• _Aim of the exercise_
Quote every line of the data below as it stands, omitting pictures.

◆ ◆ ◆ ◆

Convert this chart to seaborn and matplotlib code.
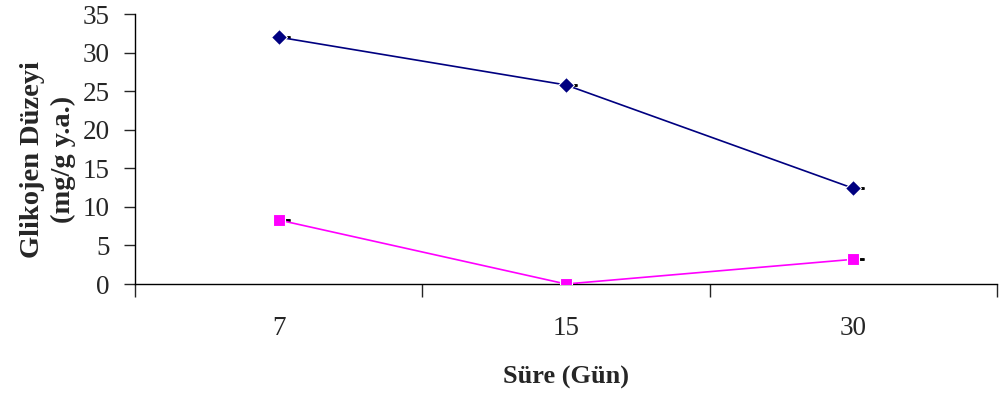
import matplotlib
matplotlib.use("Agg")
import matplotlib.pyplot as plt
import seaborn as sns
import pandas as pd
import numpy as np

# Measurement days and glycogen levels for the two groups
days = ["7", "15", "30"]
group_a = [32.0, 25.8, 12.4]
group_b = [8.3, 0.0, 3.2]
group_names = ["A", "B"]
y_ticks = [0, 5, 10, 15, 20, 25, 30, 35]

sns.set_style("ticks")
plt.rcParams["font.family"] = ["Liberation Serif", "DejaVu Serif"]

df = pd.DataFrame({
    "pos": list(range(len(days))) * 2,
    "value": group_a + group_b,
    "group": [group_names[0]] * len(days) + [group_names[1]] * len(days),
})

fig = plt.figure(figsize=(10.04, 3.96), dpi=100)
ax = fig.add_axes([135 / 1004, (396 - 284) / 396, 862 / 1004, 270 / 396])

palette = {group_names[0]: "#000080", group_names[1]: "#FF00FF"}
markers = {group_names[0]: "D", group_names[1]: "s"}

sns.lineplot(data=df, x="pos", y="value", hue="group", style="group",
             palette=palette, markers=markers, dashes=False,
             linewidth=1.2, markersize=8.5, markeredgewidth=0.8,
             legend=False, ax=ax, zorder=3)

# small black error caps behind the markers
for g in group_names:
    sub = df[df["group"] == g]
    ax.errorbar(sub["pos"] + 0.014, sub["value"], yerr=0.0, fmt="none",
                ecolor="black", capsize=5, capthick=1.8, elinewidth=0,
                zorder=2)

ax.set_xlim(-0.5, len(days) - 0.5)
ax.set_ylim(0, 35)
ax.set_yticks(y_ticks)
ax.set_yticklabels([str(t) for t in y_ticks], fontsize=19.5)

# category boundaries carry the tick marks, labels sit at the centres
ax.set_xticks(np.arange(-0.5, len(days), 1.0))
ax.set_xticklabels([])
ax.set_xticks(range(len(days)), minor=True)
ax.set_xticklabels(days, minor=True, fontsize=19.5)
ax.tick_params(axis="x", which="major", length=9, width=1, direction="out")
ax.tick_params(axis="x", which="minor", length=0, pad=23)
ax.tick_params(axis="y", length=8, width=1, direction="out", pad=10)

for side in ["top", "right"]:
    ax.spines[side].set_visible(False)
for side in ["left", "bottom"]:
    ax.spines[side].set_color("black")
    ax.spines[side].set_linewidth(1)

ax.set_xlabel("Süre (Gün)", fontsize=19, fontweight="bold")
ax.xaxis.set_label_coords(0.5, -0.305)
ax.set_ylabel("Glikojen Düzeyi\n(mg/g y.a.)", fontsize=20.5, fontweight="bold",
              linespacing=1.3)
ax.yaxis.set_label_coords(-0.069, 0.46)
ax.grid(False)

fig.savefig("out.png", dpi=100)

◆ ◆ ◆ ◆

• _Exercise result_
Convert this chart to seaborn and matplotlib code.
import matplotlib
matplotlib.use("Agg")
import matplotlib.pyplot as plt
import seaborn as sns
import pandas as pd
import numpy as np

# Measurement days and glycogen levels for the two groups
days = ["7", "15", "30"]
group_a = [32.0, 25.8, 12.4]
group_b = [8.3, 0.0, 3.2]
group_names = ["A", "B"]
y_ticks = [0, 5, 10, 15, 20, 25, 30, 35]

sns.set_style("ticks")
plt.rcParams["font.family"] = ["Liberation Serif", "DejaVu Serif"]

df = pd.DataFrame({
    "pos": list(range(len(days))) * 2,
    "value": group_a + group_b,
    "group": [group_names[0]] * len(days) + [group_names[1]] * len(days),
})

fig = plt.figure(figsize=(10.04, 3.96), dpi=100)
ax = fig.add_axes([135 / 1004, (396 - 284) / 396, 862 / 1004, 270 / 396])

palette = {group_names[0]: "#000080", group_names[1]: "#FF00FF"}
markers = {group_names[0]: "D", group_names[1]: "s"}

sns.lineplot(data=df, x="pos", y="value", hue="group", style="group",
             palette=palette, markers=markers, dashes=False,
             linewidth=1.2, markersize=8.5, markeredgewidth=0.8,
             legend=False, ax=ax, zorder=3)

# small black error caps behind the markers
for g in group_names:
    sub = df[df["group"] == g]
    ax.errorbar(sub["pos"] + 0.014, sub["value"], yerr=0.0, fmt="none",
                ecolor="black", capsize=5, capthick=1.8, elinewidth=0,
                zorder=2)

ax.set_xlim(-0.5, len(days) - 0.5)
ax.set_ylim(0, 35)
ax.set_yticks(y_ticks)
ax.set_yticklabels([str(t) for t in y_ticks], fontsize=19.5)

# category boundaries carry the tick marks, labels sit at the centres
ax.set_xticks(np.arange(-0.5, len(days), 1.0))
ax.set_xticklabels([])
ax.set_xticks(range(len(days)), minor=True)
ax.set_xticklabels(days, minor=True, fontsize=19.5)
ax.tick_params(axis="x", which="major", length=9, width=1, direction="out")
ax.tick_params(axis="x", which="minor", length=0, pad=23)
ax.tick_params(axis="y", length=8, width=1, direction="out", pad=10)

for side in ["top", "right"]:
    ax.spines[side].set_visible(False)
for side in ["left", "bottom"]:
    ax.spines[side].set_color("black")
    ax.spines[side].set_linewidth(1)

ax.set_xlabel("Süre (Gün)", fontsize=19, fontweight="bold")
ax.xaxis.set_label_coords(0.5, -0.305)
ax.set_ylabel("Glikojen Düzeyi\n(mg/g y.a.)", fontsize=20.5, fontweight="bold",
              linespacing=1.3)
ax.yaxis.set_label_coords(-0.069, 0.46)
ax.grid(False)

fig.savefig("out.png", dpi=100)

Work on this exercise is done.